Goal:
Reproduce exactly the lines starting at the line that contains "Recreate this image" and ending at the line that contains "plt.rcParams['font.family'] = ['Liberation". Omit pictures.

Start of Given records

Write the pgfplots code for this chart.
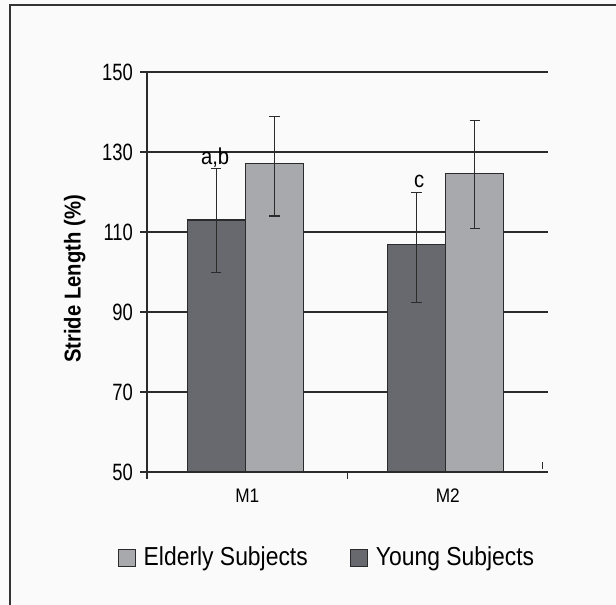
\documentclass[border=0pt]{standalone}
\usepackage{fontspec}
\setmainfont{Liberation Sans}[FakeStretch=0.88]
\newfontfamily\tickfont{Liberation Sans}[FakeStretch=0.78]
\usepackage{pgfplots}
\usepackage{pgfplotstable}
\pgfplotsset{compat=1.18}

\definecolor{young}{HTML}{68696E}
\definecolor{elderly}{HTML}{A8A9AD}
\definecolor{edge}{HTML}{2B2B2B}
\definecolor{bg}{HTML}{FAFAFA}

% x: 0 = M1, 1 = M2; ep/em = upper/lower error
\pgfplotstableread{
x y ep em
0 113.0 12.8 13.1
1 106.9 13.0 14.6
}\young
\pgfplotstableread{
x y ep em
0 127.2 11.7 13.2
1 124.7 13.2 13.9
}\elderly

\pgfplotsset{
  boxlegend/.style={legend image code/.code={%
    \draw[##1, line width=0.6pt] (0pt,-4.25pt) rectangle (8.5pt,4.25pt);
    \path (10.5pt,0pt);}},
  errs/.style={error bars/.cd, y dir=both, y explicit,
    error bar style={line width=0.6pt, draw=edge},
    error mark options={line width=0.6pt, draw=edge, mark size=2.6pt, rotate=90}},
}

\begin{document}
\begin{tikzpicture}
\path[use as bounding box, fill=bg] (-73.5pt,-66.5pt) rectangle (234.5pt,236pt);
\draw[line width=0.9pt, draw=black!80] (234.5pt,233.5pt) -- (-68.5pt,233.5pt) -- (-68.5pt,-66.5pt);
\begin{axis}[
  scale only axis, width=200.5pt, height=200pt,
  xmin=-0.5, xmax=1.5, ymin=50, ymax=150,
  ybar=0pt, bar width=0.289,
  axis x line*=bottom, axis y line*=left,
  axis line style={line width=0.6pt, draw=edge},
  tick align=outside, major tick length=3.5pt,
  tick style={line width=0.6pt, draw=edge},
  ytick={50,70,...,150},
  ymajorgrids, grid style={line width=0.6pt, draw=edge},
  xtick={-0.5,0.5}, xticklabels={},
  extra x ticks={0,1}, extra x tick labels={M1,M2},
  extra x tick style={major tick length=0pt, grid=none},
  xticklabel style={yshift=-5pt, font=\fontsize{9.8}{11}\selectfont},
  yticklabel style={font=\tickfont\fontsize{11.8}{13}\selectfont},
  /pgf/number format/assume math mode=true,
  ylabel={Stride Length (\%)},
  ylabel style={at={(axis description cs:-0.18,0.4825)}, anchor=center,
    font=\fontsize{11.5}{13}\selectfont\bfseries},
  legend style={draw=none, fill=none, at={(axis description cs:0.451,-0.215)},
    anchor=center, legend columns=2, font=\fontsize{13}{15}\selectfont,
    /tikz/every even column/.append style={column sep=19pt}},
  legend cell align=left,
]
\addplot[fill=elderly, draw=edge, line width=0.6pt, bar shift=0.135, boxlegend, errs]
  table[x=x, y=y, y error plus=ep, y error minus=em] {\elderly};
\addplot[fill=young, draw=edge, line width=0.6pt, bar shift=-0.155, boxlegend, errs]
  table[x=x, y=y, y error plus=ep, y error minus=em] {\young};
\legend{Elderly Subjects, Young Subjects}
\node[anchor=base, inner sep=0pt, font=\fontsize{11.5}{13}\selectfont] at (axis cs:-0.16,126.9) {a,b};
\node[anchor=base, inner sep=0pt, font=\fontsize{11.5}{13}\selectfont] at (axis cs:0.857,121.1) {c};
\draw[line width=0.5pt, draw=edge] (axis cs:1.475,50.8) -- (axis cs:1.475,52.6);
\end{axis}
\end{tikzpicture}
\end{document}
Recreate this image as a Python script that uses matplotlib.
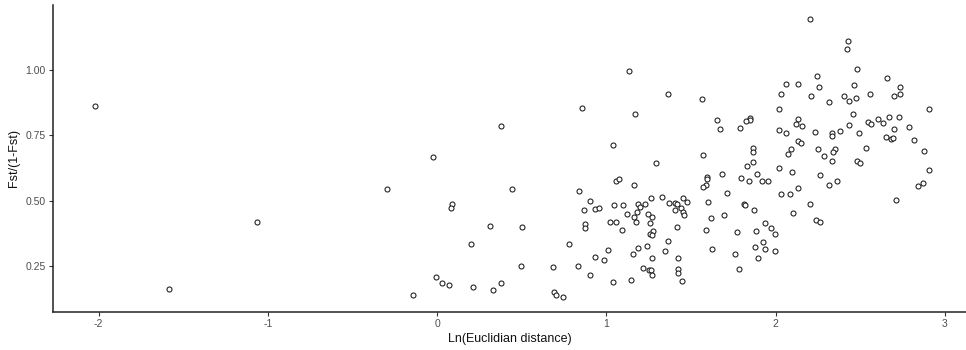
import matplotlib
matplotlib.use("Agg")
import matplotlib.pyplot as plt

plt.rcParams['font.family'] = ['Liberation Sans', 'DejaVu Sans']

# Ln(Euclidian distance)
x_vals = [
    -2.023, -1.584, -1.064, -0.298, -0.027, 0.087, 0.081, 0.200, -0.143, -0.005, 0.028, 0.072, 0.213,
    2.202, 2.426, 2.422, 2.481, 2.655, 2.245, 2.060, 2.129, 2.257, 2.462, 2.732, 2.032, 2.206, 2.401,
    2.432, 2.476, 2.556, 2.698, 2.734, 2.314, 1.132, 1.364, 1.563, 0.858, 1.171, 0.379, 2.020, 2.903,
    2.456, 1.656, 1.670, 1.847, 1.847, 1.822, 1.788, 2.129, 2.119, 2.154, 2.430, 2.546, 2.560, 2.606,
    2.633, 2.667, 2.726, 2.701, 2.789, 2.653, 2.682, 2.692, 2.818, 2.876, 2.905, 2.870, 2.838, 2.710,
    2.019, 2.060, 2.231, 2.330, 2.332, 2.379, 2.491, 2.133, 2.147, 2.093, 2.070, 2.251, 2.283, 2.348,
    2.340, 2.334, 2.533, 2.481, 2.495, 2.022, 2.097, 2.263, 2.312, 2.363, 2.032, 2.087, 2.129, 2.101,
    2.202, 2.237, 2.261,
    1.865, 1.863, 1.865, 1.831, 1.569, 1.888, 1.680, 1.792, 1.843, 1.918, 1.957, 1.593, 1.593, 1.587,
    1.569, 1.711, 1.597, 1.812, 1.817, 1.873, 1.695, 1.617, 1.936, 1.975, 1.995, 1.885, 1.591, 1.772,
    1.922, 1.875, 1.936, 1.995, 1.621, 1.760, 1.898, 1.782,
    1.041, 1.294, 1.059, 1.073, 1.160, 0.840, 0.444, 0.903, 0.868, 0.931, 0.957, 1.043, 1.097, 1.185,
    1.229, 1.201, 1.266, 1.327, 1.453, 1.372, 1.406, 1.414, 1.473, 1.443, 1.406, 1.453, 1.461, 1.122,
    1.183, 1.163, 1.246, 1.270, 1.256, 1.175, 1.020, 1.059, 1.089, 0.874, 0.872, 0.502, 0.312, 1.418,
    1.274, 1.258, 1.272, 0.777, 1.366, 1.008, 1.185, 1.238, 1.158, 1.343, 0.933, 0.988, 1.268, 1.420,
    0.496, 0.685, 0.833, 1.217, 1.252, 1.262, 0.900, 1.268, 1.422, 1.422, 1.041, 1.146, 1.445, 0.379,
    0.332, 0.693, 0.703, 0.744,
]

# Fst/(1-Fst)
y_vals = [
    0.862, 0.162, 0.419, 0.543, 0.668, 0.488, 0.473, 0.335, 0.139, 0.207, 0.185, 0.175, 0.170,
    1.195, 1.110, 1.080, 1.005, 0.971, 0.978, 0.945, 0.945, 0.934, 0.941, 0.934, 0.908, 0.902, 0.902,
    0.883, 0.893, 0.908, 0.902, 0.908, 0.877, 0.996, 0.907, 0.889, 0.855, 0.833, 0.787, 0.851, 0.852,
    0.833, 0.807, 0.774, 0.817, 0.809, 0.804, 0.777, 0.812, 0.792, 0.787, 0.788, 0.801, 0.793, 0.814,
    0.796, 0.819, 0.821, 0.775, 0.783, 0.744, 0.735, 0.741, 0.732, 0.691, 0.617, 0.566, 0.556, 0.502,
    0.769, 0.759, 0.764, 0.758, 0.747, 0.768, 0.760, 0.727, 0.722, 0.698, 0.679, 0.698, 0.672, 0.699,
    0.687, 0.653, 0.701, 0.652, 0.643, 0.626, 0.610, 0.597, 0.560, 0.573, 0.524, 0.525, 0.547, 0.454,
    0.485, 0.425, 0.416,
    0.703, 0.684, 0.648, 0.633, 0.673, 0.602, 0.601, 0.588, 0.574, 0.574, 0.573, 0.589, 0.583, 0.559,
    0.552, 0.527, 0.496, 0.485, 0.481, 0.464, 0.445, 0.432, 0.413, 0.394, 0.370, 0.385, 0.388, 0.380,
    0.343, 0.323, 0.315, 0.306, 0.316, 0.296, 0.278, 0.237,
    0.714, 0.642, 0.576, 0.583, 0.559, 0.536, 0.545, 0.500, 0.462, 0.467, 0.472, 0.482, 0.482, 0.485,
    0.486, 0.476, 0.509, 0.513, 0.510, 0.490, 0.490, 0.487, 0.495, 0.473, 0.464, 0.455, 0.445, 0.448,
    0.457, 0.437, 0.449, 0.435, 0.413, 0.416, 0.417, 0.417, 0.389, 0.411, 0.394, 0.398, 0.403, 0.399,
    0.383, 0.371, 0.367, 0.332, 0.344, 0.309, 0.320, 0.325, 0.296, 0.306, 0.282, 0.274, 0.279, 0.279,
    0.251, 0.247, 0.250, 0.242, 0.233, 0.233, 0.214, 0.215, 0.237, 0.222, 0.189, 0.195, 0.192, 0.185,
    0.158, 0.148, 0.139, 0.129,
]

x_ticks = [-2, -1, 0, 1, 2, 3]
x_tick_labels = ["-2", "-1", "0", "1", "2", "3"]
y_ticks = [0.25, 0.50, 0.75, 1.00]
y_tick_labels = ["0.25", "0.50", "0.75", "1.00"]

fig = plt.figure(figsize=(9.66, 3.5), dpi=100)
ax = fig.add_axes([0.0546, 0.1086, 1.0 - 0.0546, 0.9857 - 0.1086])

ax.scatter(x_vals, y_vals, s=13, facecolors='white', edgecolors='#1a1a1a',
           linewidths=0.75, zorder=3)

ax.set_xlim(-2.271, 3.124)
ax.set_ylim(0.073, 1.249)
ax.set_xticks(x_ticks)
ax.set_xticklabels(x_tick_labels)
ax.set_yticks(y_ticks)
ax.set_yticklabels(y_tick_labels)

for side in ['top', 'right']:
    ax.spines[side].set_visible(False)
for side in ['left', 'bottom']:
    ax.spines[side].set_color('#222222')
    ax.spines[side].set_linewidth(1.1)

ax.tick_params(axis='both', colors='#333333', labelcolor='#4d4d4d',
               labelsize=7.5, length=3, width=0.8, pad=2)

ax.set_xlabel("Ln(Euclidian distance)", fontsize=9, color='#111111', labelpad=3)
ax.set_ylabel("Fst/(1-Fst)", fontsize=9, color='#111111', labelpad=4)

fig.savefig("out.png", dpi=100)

End of Given records

Solution to this problem:
Recreate this image as a Python script that uses matplotlib.
import matplotlib
matplotlib.use("Agg")
import matplotlib.pyplot as plt

plt.rcParams['font.family'] = ['Liberation Sans', 'DejaVu Sans']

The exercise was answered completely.